It seems mostly like a dream to me now, the Emerald Triangle, even after so many vital years of my life spent there. When the Lookout first started getting read by people in other cities and states, I would often be accused of making up stories. The day-to-day goings-on of Laytonville and Garberville and Boonville and Eureka seemed fanciful enough, and the Wild West-like adventures of Spy Rock and Salmon Creek read like transmissions from another time or dimension. It was all real, of course, and there was so much more that I missed or forgot or thought it best to ignore, but it's mostly memories now, memories so strange and ghost-like that I find myself dragging out old photographs and magazines and keepsakes to assure myself that they really happened. Much of what goes on in the Emerald Triangle is invisible to the casual observer, even more so to the occasional visitor. A few shabby excuses for towns strung like dusty gewgaws along the sinuous curves of Highway 101, a sudden plunge into a redwood cathedral that punctuates the miles of clearcuts baking in the midsummer sun, some time-warp tie-dye hippies crossing paths with rednecks who wouldn't look out of place in North Alabama, beat-up old trucks and sleek SUVs that reek of marijuana dollars, and most people zoom through here in an afternoon and don't even notice that much.

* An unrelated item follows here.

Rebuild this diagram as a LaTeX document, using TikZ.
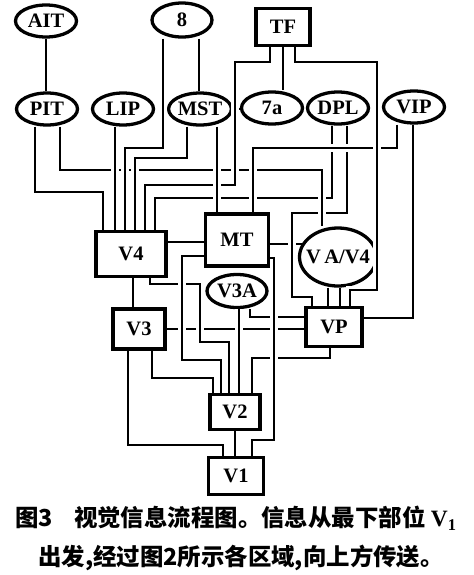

Unless you know someone up there, there's no point in heading off onto the back roads. At certain times of the year, it would be very foolish to do so. You could drive for miles over bone-jarring tracks that masquerade as roads, and never see anything beyond clouds of dust and the occasional anonymous driveway. What goes on behind the impermeable curtain of manzanita and madrone and oak and Doug fir, you can only imagine, and you probably wouldn't even come close.
There are scenes of unbelievable squalor and unspeakable luxury, whole families living in windowless trailers and single potentates ensconced in redwood palaces. There are hardscrabble, hard luck Dogpatches and verdant oases where cool water splashes over polished stones beneath trees that were already old when America was being born.
And you can always go down to the sea, to the toytowns of Mendocino and Ferndale, to the sometimes brutally real towns of Fort Bragg and Eureka, to the staggering, almost frightening rock cliffs that look like eternity itself and yet every winter crumble to bits like so much papier maché. You can watch the fog and the rain roll in from a thousand miles away and swallow up the lights of Arcata and Trinidad and Point Arena until nothing is left but a dull golden glow to suggest that real human lives are unfolding and unreeling and unraveling somewhere within the murk and gloom.
You could write poems about it, songs about it, you could stand on a mountaintop high above it and cry your eyes out over the majesty and horror of it all, and still you wouldn't be able to put your finger on just what it is that makes this land a place apart from all others. I spent ten full years, and parts of many other years in the midst of it, and barely scratched the surface.